Letters from Maine

Hidden costs


 

By the time you reach age 55, 18% of your pediatrician colleagues – or you yourself – will have been sued for malpractice. As many as 64% of your brother and sister obstetrician-gynecologists will have suffered the same fate. These numbers come from a pool of recent data released by the American Medical Association that suggest that nearly half of physicians in this country will be sued for malpractice by age 55 years.

the scales of justice in a courtroom are shown tomloel/ThinkStock
A related release by the AMA details the outcomes and financial costs of malpractice suits between 2006 and 2015 (“Medical professional liability insurance indemnity payments, expenses, and claim disposition, 2006-2015,” by Jose R. Guardado, PhD, AMA Policy Research Perspectives, 2018). In a press release accompanying the publication of these two studies AMA President David O. Barbe, MD, MHA, observes, “Even though the vast majority of claims are dropped, dismissed, or withdrawn, the heavy cost associated with a litigious climate takes a significant financial toll on our health care system when the nation is working to reduce unnecessary health care costs.”
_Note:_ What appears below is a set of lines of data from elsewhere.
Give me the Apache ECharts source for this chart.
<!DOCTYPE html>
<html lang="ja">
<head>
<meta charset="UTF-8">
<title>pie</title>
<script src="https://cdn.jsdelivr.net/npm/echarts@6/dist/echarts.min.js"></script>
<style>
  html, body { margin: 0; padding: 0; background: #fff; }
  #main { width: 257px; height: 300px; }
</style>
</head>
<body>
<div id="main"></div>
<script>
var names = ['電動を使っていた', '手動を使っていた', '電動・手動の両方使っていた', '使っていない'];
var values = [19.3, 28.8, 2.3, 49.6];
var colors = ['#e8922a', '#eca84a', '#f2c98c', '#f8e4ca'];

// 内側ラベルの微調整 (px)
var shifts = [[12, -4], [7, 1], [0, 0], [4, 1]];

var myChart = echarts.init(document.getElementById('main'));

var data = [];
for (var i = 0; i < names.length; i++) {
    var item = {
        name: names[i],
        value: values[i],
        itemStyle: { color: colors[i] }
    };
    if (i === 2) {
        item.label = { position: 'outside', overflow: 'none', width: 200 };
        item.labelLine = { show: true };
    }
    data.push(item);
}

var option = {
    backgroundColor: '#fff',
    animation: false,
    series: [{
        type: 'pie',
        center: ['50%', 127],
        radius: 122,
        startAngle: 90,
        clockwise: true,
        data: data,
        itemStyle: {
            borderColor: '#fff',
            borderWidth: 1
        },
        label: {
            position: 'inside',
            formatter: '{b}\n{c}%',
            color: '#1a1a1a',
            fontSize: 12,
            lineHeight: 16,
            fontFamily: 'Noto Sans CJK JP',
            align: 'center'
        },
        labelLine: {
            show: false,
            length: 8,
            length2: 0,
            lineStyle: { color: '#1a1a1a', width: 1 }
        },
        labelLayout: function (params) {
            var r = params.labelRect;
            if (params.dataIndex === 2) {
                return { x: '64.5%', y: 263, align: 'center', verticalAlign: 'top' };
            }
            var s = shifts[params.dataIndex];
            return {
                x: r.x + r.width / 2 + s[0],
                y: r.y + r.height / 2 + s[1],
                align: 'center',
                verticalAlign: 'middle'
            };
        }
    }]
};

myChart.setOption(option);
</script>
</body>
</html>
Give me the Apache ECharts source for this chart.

I have read the AMA’s press release and the two studies several times and didn’t see a single reference to the emotional toll taken on the health care providers who have been sued. Of course, although it is easy to imagine that the human cost of a malpractice suit is probably high, it is not one of those figures that the number crunchers can find in their data sets and spreadsheets.

As someone who has endured a malpractice suit that went to trial, I can bear personal witness to the emotional challenges that come with litigation. Although a case that goes to trial is unusual (7%), most cases like ours are won by defendants (87.5%). That number was of little or no reassurance to me and my codefendants. Every waking hour during the 7 years that it took our case to play out was darkened by the threat to my professional career. Every trip to the mailbox was an exercise in courage. Would there be another piece of voluminous communication to remind me of the terrible reality?